Though each entity operates independently, they share a common mission: first, to break down Hollywood legacy systems that make it difficult for women and artists of color to succeed, and second, to provide a creative platform for social justice.

In an interview with the Los Angeles Times, DuVernay, the first black woman to direct a movie with a $100 million budget (Disney’s A Wrinkle in Time), said, “Every system has roadblocks for people like us, whether it is in acquisition, production, distribution, exhibition, marketing, crewing up… So, what we were looking to do was disrupt those systems so that we create normalcy and momentum.”

DuVernay is no stranger to stirring things up. She was the first African-American woman to spearhead a film (Selma in 2014) nominated for a Best Picture Academy Award — although surprisingly not recognized in the Best Director category. She has been outspoken about Hollywood’s lack of diversity in the Oscars, keeping her 2.6 million followers updated on where, when, and how the movie industry falls short. Her efforts led to the Academy changing membership rules to include more minority voters and continues to spotlight Hollywood’s lack of women and minorities on both sides of the camera. She is one of the most passionate voices calling attention to our nation’s relationship with race.

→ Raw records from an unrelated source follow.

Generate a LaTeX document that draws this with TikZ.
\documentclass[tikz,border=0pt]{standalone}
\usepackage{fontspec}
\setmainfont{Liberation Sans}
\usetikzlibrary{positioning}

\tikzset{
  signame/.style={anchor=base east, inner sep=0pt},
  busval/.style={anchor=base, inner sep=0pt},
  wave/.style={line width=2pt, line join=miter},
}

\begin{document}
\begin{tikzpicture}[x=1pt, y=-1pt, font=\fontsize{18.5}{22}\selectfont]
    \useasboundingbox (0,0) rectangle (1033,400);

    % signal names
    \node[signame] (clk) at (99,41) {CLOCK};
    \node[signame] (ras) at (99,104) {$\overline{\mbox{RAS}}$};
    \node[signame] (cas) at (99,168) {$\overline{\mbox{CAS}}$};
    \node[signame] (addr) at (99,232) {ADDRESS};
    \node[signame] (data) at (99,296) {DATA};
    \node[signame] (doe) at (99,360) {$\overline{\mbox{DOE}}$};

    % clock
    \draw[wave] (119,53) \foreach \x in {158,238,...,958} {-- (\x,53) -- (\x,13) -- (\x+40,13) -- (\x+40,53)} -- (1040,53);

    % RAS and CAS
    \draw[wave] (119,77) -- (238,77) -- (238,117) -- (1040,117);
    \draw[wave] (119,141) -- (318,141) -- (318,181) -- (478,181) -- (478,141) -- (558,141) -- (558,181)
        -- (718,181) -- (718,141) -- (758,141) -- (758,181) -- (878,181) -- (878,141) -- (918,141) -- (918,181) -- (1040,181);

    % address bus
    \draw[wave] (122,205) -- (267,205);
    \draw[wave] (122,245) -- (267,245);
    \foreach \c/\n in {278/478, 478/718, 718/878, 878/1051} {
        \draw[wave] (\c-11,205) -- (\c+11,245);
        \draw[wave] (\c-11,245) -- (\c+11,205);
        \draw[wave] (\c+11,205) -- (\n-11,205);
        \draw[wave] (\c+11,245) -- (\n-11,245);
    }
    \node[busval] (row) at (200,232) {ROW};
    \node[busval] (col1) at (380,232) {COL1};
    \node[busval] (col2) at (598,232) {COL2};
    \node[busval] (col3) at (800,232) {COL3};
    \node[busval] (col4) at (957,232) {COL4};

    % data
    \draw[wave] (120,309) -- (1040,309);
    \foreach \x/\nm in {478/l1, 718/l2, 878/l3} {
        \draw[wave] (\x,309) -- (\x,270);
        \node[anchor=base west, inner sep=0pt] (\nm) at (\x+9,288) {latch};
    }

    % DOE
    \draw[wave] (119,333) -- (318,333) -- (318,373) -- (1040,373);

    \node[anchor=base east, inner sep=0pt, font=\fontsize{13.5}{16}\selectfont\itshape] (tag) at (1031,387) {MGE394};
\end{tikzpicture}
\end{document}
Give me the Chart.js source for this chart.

Her colleagues point out that DuVernay is not trying to push white people out of Hollywood, but rather, to change the system so that everyone gets a chance. Her rise came from nothing but talent, extremely hard work, and a culture that treats everyone equally on the set. “I don’t treat my actors differently than I treat the gaffer or the grip or the craft services manager or hair and makeup, because we’re all making the movie,” she once said. DuVernay is a real leader keeping the spotlight on race and prejudice, providing hope to those whose stories otherwise might never be told, and providing the shoulders for minority artists to stand upon.